After a family walk, i’d spotted a boulder that looked too good to be true and had half assumed it would be too good to be true. Turns out it was true and is very good indeed. The only downside is the walk in…
Tim Peck got in touch after i’d posted the video, recognising the boulder and correctly asking about it’s location. “Good effort walking up there with a pad!” was one comment. You see, i’d walked in with Rosie and wildly overestimated how much faster i’d be without her with me. After forty minutes, i arrived, puffing, panting, sweating and knackered.
To make matters worse, for the entirety of the walk, it had drizzled lightly on me; not enough to make me turn around but enough to make me question every step further forward. This is a proper mountain venue too and i had gone armed with headtorch, map and compass, so as to avoid any embarrassing issues if i ended up walking out in the dark and couldn’t see the path to follow (i did walk out in the dark but didn’t need the compass). Thankfully, the drizzle was very light, the rock cleaned up nicely and to my surprise, the route fell in one session, leaving me with another classic first ascent; one of my best to date: Unlocked 7a+.
Looking at it now, i can understand why Chris Sharma famously stopped grading his first ascents. While i still don’t agree that’s the right way to go, offering a grade on these sorts of climbs is frankly the hardest part and it has crossed my mind. However, i feel that first ascentionists have a responsibility to offer some indication of how hard their climbs are.

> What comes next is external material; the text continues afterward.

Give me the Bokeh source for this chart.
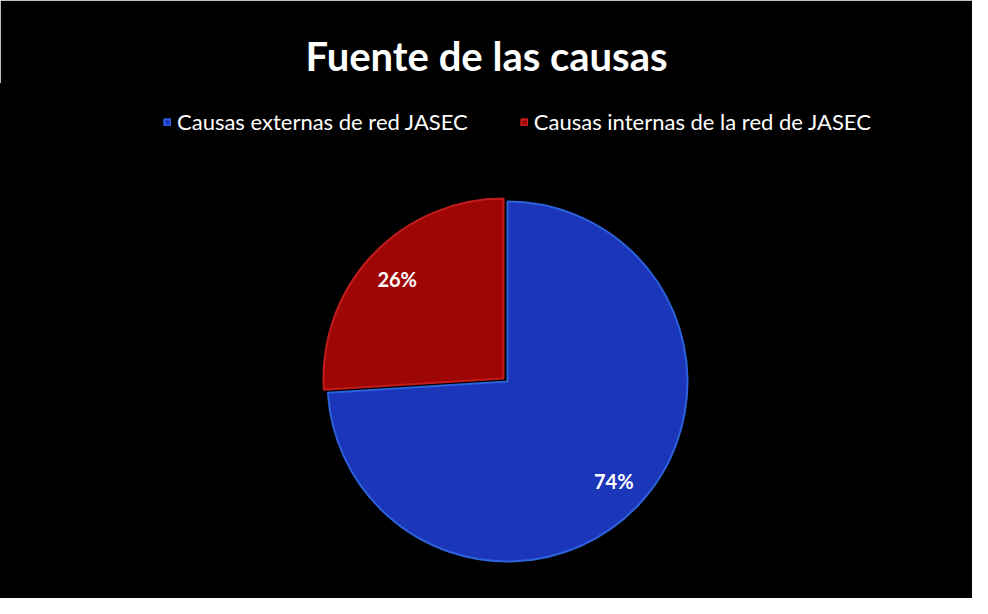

The problem is that you are naturally swayed towards overgrading. Finding holds is harder, and then they’ll need cleaning too, while finding the optimal beta is much harder when you don’t have any indicators already in place. Furthermore, first ascents take much longer than established climbs, giving more bias. Unlocked could be anything between 6c+ and 7b+, i really don’t know. It felt tougher for me than Pie Eyed but i don’t think it’s that hard. So i’ve plumped in the middle, happy to be corrected as and when the location gets released.
I would like to make a point to the keyboard warriors out there though: before you get deep into heavy discussions on whether something is 7a or 7a/+ sat at home on your laptop, spare a thought for the guy or gal who climbed it first. Get too obnoxious with your comments and you risk there being no grade at all (imagine not knowing if a climb was 6a or 8a) or worse, not finding out about them at all. I’ll not deny that some first ascentionists smell glory from their actions but many merely wish to develop new areas and climbs for people to repeat. So next time you’re slating them for getting their grade out, even by a long way, bear in mind it’s really not as easy as it seems.
Finally a quick bit of related news: late on Friday, my phone pinged with an Instagram message request from @innosantonagara:
Thanks for your article on bouldering in gripped
My article in Gripped? I submitted something this time last year that they said they were keen for but never got back to me… Where’s that Google app again…
Sure enough, there it was! Is it Highball Bouldering? Or shoulder we be calling it Free-Soloing. Other than the lack of question mark at the end of the headline, i was very pleasantly surprised! I genuinely didn’t expect this to ever make it to print and was pretty thrilled it had! The article uses the famous article Games Climbers Play by Lito Tejada-Flores to examine whether the Bishop highball ascents of Nina Williams in Reel Rock 14 should really be thought of as solo instead of highball.
It’s certainly generated much debate on the Facebook groups it’s been shared around [49 comments on Climb Smarter, Not Harder at time of writing] and has certainly been well received. I’m now hoping there’s a connection there and i can continue to write for them again.